だけど、彼女の援助になるのは貴族なのです。ここのところココのしたたかさを感じます。なんでもかんでも嫌!で跳ねのけたらワガママだけど、清濁併せ呑むところはこらえてきたからこそココは自分の道を作れたのだと思います。
この時代、働くことは当たり前ではありませんでした。女性を大切にする=働かせないという心理があったのです。女性は身体を締めつける服を着たり派手な飾りで日常を華やかに演出していました。
ココはそんな女性の在り方に疑問を抱いていました。
なぜ呼吸するのも苦しいくらいに締め上げたコルセットを着なきゃいけないのか。なぜ馬に乗るのにロングドレスを着て横乗りしなくてはならないのか。なぜ頭に不安定な帽子を載せつづけなきゃいけないのか・・・。
そういう発想はココが幼いときから社会と向き合わざるを得なかったからかもしれません。ただ易々と生きていくには不安が大きすぎる人生。バカでは生きていけない。ココの強さは現代で言うと西原さんと同じようなものを感じます。

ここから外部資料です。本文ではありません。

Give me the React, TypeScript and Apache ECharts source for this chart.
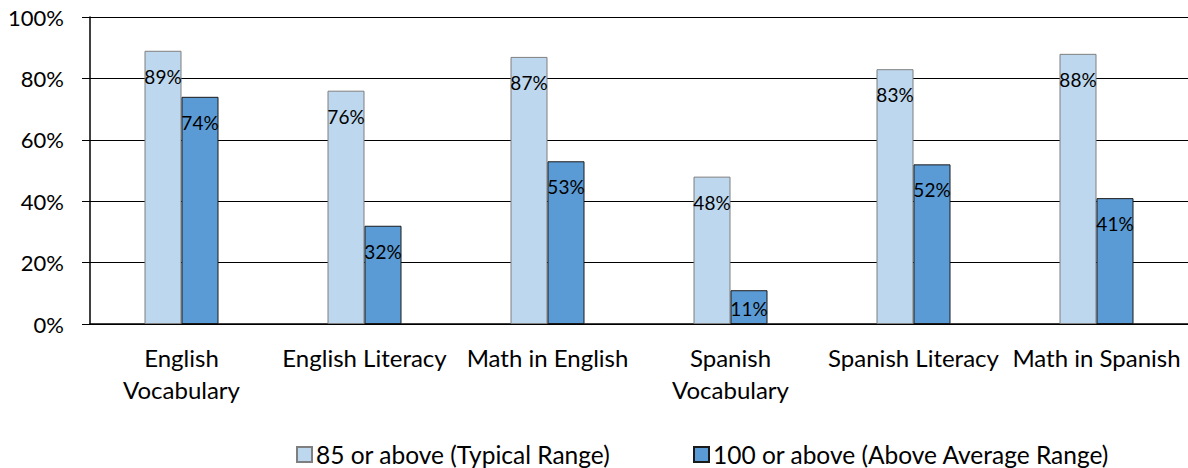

例え愛した人と結婚出来なくても、ずっと一緒にいられなくても、永遠のお別れが来ても、仕事があれば立っていられる。
自立って怖いことだよね。
だって簡単なことなら自立って言葉が死語になったっていいじゃない?って思う。だけど未だに自立が唱えられるのは、それが人にとってとても勇気のいることだからだと思うのです。
恋愛に生きて死ぬ「グレート・ギャツビー」も物語としては大好きだけど、現実考えるとリアリストな人間になりたいと思う。ていうか、大体成功してる人は超リアリストだと思ってしまう。例えどれだけ夢のあることを言っていて同じ世界に住んでるとは思えない不思議っぷりだとしても。